Maine Says No To Discrimination, Arizona (Naturally) Says Yes
February 20th, 2014
In a mostly party-line 89-52 vote, the Maine House defeated a bill that would have created a special exemption for those who wish to claim a right to discrimination based on religious beliefs.
While the exemption was supposedly aimed at allowing discrimination against LGBT people and same-sex couples, the bill itself did not provide such narrow grounds for claiming an exemption. Instead, the bill sought to exempt anyone from anti-discrimination laws or any other law or regulation if it would “Constrain or inhibit conduct or expression mandated by a person’s sincerely held religious tenet or belief.” That would include any kind of act, whether its discrimination against a gay couple or an African-American family or a single woman. Two Democrats, Rep Stan Short (Pittsfield) and Steve Stanley (Medway) voted for the measure. Five Republicans — Reps. Michael G. Beaulieu (Auburn), Richards Campbell (Orrington), Aaron Libby (Waterboro), Sharri MacDonald (Old Orchard Beach), Joyce Maker (Calais) — voted to kill the bill.

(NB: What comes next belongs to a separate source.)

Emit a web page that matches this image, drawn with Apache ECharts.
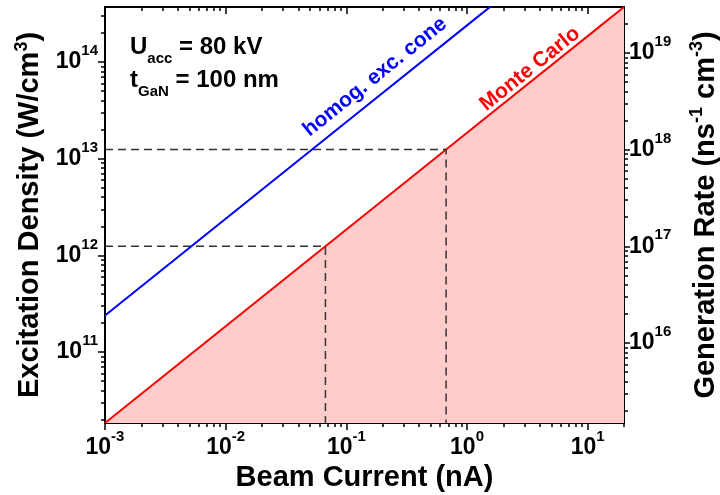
<!DOCTYPE html>
<html>
<head>
<meta charset="utf-8">
<script src="https://cdn.jsdelivr.net/npm/echarts@6/dist/echarts.min.js"></script>
<style>
  html, body { margin: 0; padding: 0; background: #fff; }
  #chart { width: 720px; height: 495px; }
</style>
</head>
<body>
<div id="chart"></div>
<script>
// Beam current (nA)
const beamCurrent = [0.001, 0.01, 0.1, 1, 10, 20];
// Excitation density (W/cm^3) for both models
const monteCarlo = [1.85e10, 1.85e11, 1.85e12, 1.85e13, 1.85e14, 3.7e14];
const homogCone = [2.39e11, 2.39e12, 2.39e13, 2.39e14, 2.39e15, 4.78e15];
// Generation-rate guide levels (ns^-1 cm^-3) and the beam currents where Monte Carlo reaches them
const guideRates = [1e17, 1e18];
const guideCurrents = [0.0671, 0.671];
// Axis ranges
const currentRange = [0.001, 20];
const densityRange = [1.85e10, 3.7e14];
const rateRange = [1.491e15, 2.982e19];
// Major tick values
const currentMajor = [1e-3, 1e-2, 1e-1, 1, 10];
const densityMajor = [1e11, 1e12, 1e13, 1e14];
const rateMajor = [1e16, 1e17, 1e18, 1e19];

const FONT = '"Liberation Sans", Arial, Helvetica, sans-serif';
const AXIS_COLOR = '#000';

// 2..9 x 10^n positions inside a range
function minorTicks(range) {
  const out = [];
  const lo = Math.floor(Math.log10(range[0]));
  const hi = Math.ceil(Math.log10(range[1]));
  for (let e = lo; e <= hi; e++) {
    for (let m = 2; m <= 9; m++) {
      const v = m * Math.pow(10, e);
      if (v >= range[0] && v <= range[1]) out.push(v);
    }
  }
  return out;
}

function powerLabel(v) {
  const e = Math.round(Math.log10(v));
  return '{b|10}{s|' + e + '}';
}

const labelRich = {
  b: { fontSize: 23, fontWeight: 'bold', fontFamily: FONT, color: '#000', verticalAlign: 'bottom', lineHeight: 23 },
  s: { fontSize: 15, fontWeight: 'bold', fontFamily: FONT, color: '#000', verticalAlign: 'bottom', lineHeight: 15, padding: [0, 0, 15, 0] }
};

const nameRich = {
  m: { fontSize: 29, fontWeight: 'bold', fontFamily: FONT, color: '#000', verticalAlign: 'bottom', lineHeight: 31 },
  sup: { fontSize: 18, fontWeight: 'bold', fontFamily: FONT, color: '#000', verticalAlign: 'bottom', lineHeight: 18, padding: [0, 0, 14, 0] }
};

function tickStyle(values, length, inside, width) {
  return { show: true, inside: inside, length: length, customValues: values, lineStyle: { color: AXIS_COLOR, width: width } };
}

function logAxis(range, position, extra) {
  return Object.assign({
    type: 'log',
    position: position,
    min: range[0],
    max: range[1],
    splitLine: { show: false },
    axisLine: { show: false, onZero: false },
    axisLabel: { show: false }
  }, extra);
}

function frameLine() {
  return { show: true, onZero: false, lineStyle: { color: AXIS_COLOR, width: 2 } };
}

const xAxes = [
  logAxis(currentRange, 'bottom', {
    axisLine: frameLine(),
    axisTick: tickStyle(currentMajor, 7, false, 1.5),
    axisLabel: { show: true, customValues: currentMajor, formatter: powerLabel, rich: labelRich, margin: 13 },
    name: '{m|Beam Current (nA)}',
    nameLocation: 'middle',
    nameGap: 30,
    nameTextStyle: { rich: nameRich }
  }),
  logAxis(currentRange, 'bottom', { axisTick: tickStyle(minorTicks(currentRange), 4, false, 1.5) }),
  logAxis(currentRange, 'top', { axisLine: frameLine(), axisTick: tickStyle(currentMajor, 7, true, 1.5) }),
  logAxis(currentRange, 'top', { axisTick: tickStyle(minorTicks(currentRange), 4, true, 1.5) })
];

const yAxes = [
  logAxis(densityRange, 'left', {
    axisLine: frameLine(),
    axisTick: tickStyle(densityMajor, 7, false, 1.5),
    axisLabel: { show: true, customValues: densityMajor, formatter: powerLabel, rich: labelRich, margin: 7 },
    name: '{m|Excitation Density (W/cm}{sup|3}{m|)}',
    nameLocation: 'middle',
    nameRotate: 90,
    nameGap: 54,
    nameTextStyle: { rich: nameRich }
  }),
  logAxis(densityRange, 'left', { axisTick: tickStyle(minorTicks(densityRange), 4, false, 1.5) }),
  logAxis(rateRange, 'right', {
    axisLine: frameLine(),
    axisTick: tickStyle(rateMajor, 6, false, 1.5),
    axisLabel: { show: true, customValues: rateMajor, formatter: powerLabel, rich: labelRich, margin: 5 },
    name: '{m|Generation Rate (ns}{sup|-1}{m| cm}{sup|-3}{m|)}',
    nameLocation: 'middle',
    nameRotate: 90,
    nameGap: 65,
    nameTextStyle: { rich: nameRich }
  }),
  logAxis(rateRange, 'right', { axisTick: tickStyle(minorTicks(rateRange), 4, false, 1.5) })
];

const pairs = (xs, ys) => xs.map((x, i) => [x, ys[i]]);

// dashed guides: from the left axis to the Monte Carlo curve, then down to the current axis
const guideSeries = guideRates.map((rate, i) => ({
  type: 'line',
  xAxisIndex: 0,
  yAxisIndex: 2,
  symbol: 'none',
  silent: true,
  z: 3,
  lineStyle: { color: '#333', width: 1.5, type: [8, 5] },
  data: [[currentRange[0], rate], [guideCurrents[i], rate], [guideCurrents[i], rateRange[0]]]
}));

const slopeAngle = 38.8 * Math.PI / 180;

const annotationRich = {
  m: { fontSize: 24, fontWeight: 'bold', fontFamily: FONT, fill: '#000', verticalAlign: 'bottom', padding: [0, 0, 7, 0] },
  sub: { fontSize: 15, fontWeight: 'bold', fontFamily: FONT, fill: '#000', verticalAlign: 'bottom' }
};

const option = {
  animation: false,
  backgroundColor: '#fff',
  textStyle: { fontFamily: FONT },
  grid: { left: 105, right: 96, top: 7, bottom: 72, containLabel: false, outerBoundsMode: 'none' },
  xAxis: xAxes,
  yAxis: yAxes,
  series: [
    {
      name: 'Monte Carlo',
      type: 'line',
      xAxisIndex: 0,
      yAxisIndex: 0,
      symbol: 'none',
      z: 2,
      lineStyle: { color: '#ff0000', width: 2 },
      areaStyle: { color: '#ffcccc', opacity: 1, origin: 'start' },
      data: pairs(beamCurrent, monteCarlo)
    },
    {
      name: 'homog. exc. cone',
      type: 'line',
      xAxisIndex: 0,
      yAxisIndex: 0,
      symbol: 'none',
      z: 4,
      lineStyle: { color: '#0000ff', width: 2 },
      data: pairs(beamCurrent, homogCone)
    },
    ...guideSeries
  ],
  graphic: [
    { type: 'text', left: 130, top: 35, style: { text: '{m|U}{sub|acc}{m| = 80 kV}', rich: annotationRich } },
    { type: 'text', left: 130, top: 68, style: { text: '{m|t}{sub|GaN}{m| = 100 nm}', rich: annotationRich } },
    {
      type: 'text', x: 375, y: 77, rotation: slopeAngle,
      style: { text: 'homog. exc. cone', fill: '#0000ff', font: 'bold 21px ' + FONT, align: 'center', verticalAlign: 'middle' }
    },
    {
      type: 'text', x: 530, y: 69, rotation: slopeAngle,
      style: { text: 'Monte Carlo', fill: '#ff0000', font: 'bold 21px ' + FONT, align: 'center', verticalAlign: 'middle' }
    }
  ]
};

const chart = echarts.init(document.getElementById('chart'), null, { renderer: 'canvas' });
chart.setOption(option);
</script>
</body>
</html>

While Maine’s lawmakers showed their sanity in turning down the bill, Arizona’s lawmakers are working diligently to preserve their state’s reputation for being among the most hostile and retrograde in the nation. House Bill 2153 would provide a similarly broad exemption for religious people by allowing them to “act or refusal to act in a manner substantially motivated by a religious belief, whether or not the exercise is compulsory or central to a larger system of religious belief.” As Dan Savage describes it in a post titled “It Could Soon Be Legal For Satanists to Discriminate Against Christians in Arizona“:
That’s not the law’s intent, of course. Arizona’s proposed new law, like the ones in Kansas and Idaho, is about legalizing discrimination against gays and lesbians. But in an effort to hide the anti-gay prejudice behind their “religious liberty” bill, Arizona lawmakers have worded it so vaguely that it empowers anyone of any faith to discriminate against anyone for any reason—provided, of course, that the person doing the discriminating remembers to cite their sincerely held religious beliefs as a justification.
It also adds a new element of discrimination into the law: atheists would have no grounds to claim protection for refusing to serve gay people in a restaurant or rent to Latinos or hire Jews. This law and others like it carve out a special privilege available to religious people only.
An identical bill sailed through Arizona’s Senate last Wednesday in a 17-13 party-line vote. And true to form, the Arizona House passed the measure in another 33-27 vote. Republicans Rep. Kate Broohy McGee (Phoenix), Heather Carter (Cave Creek), and Ethan Orr (Tucson) voted no. It will now land on Republican Gov. Jan Brewer’s desk by nightfall.
Mother Jones reports that these rash of bills are hitting state legislatures in rapid succession:
Republicans lawmakers and a network of conservative religious groups has been pushing similar bills in other states, essentially forging a national campaign that, critics say, would legalize discrimination on the basis of sexual orientation. Republicans in Idaho, Oregon, South Dakota, and Tennessee recently introduced provisions that mimic the Kansas legislation. And Arizona, Hawaii, Ohio, Oklahoma, and Mississippi have introduced broader “religious freedom” bills with a unique provision that would also allow people to deny services or employment to LGBT Americans, legal experts say.
The Arizona and Idaho bills were brought forward by state policy organizations associated with CitizenLink, a Focus On the Family affiliate. Others, like the Kansas bill, were crafted by the American Religious Freedom Program, which is part of the Ethics and Public Policy Center.
The sponsor of the Tennessee bill withdrew it yesterday, while lawmakers in Idaho, Kansas, South Dakota turned back measure in their states. This came on the same day that the Kansas Senate president announced that her chamber would not consider a discrimination exemption bill that had passed the House earlier. The Kansas version was perhaps the broadest bill of all, as it would have covered all government employees including first responders.